Simple Test of Truth

We are drowning in information these days, and it can be hard to figure what is true. We are told from many different sources that the truth is this or that, and the explanations provided are often very convincing, or so complicated that the thought of trying to delve into it is intimidating. Luckily for us, I believe that there is a simple way of knowing if something is likely to be true or not. The test is, does it work?

If I said that I have a way to make huge amounts of money in the stock markets based on a complex theory and methodology, with simulations supporting my claims, many people would be very interested. But when put to the test with real money, this system fails to make any money. This means that most likely, the theory and methodology underlying the system is false or has a critical error somewhere at best. Because if it was true, it should be able to do what it claims it can do.

However, if I said that I have a model of the markets which allows me to make money consistently, and I actually do during real trials, then my theory and claims are likely to be very close to the truth.

If I said that I have come up with a model of economics which if utilized will result in a healthier economy, but down the road the economy gets worse and worse, with many unexpected and unaccounted factors coming into play, it most likely means that the model is false or only partially true at best.

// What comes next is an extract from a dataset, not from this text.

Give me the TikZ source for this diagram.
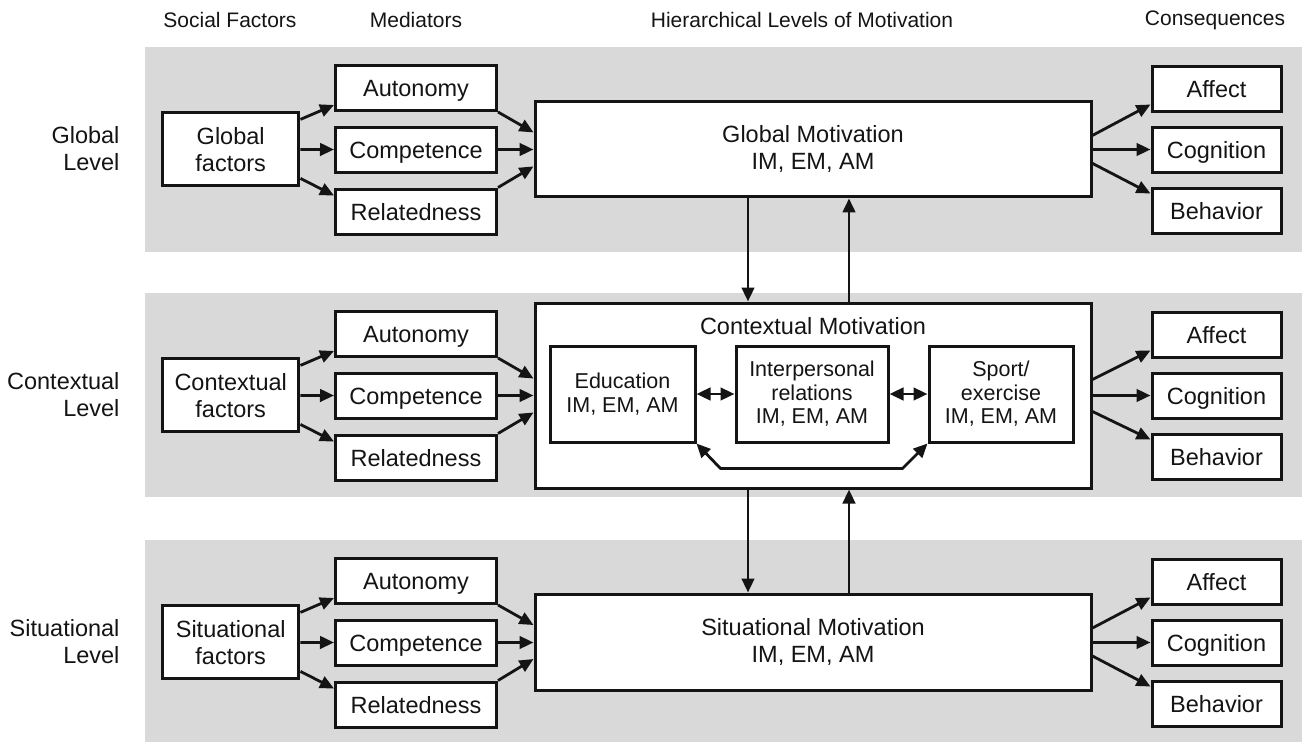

But if I had a model which actually kept the economy healthy over a long period of time and had the ability to account for all type of events, then I could say that the model is likely to be close to the truth.

Same thing applies to religion. If a religion has at it’s core the salvation of man and sanctification (which means to become more god-like or closer to the ultimate good), yet the body of the religion constantly shows actions through history suggestive of evil rather than good, there is probably a big problem somewhere. Even for individuals, when they say they have converted, yet their actions in life and their character does not reflect this change (even if it takes a few years), then it is likely that their conversion is not true, even if they believe it to be.

So we have a simple but powerful tool at our side to help us figure out what is true (or at least close to being true), and what is false. Obviously this needs to be used judiciously and not applied mechanically, but even Jesus said to judge a tree by its fruits, as a healthy tree cannot bear bad fruit and an unhealthy one cannot bear good fruit.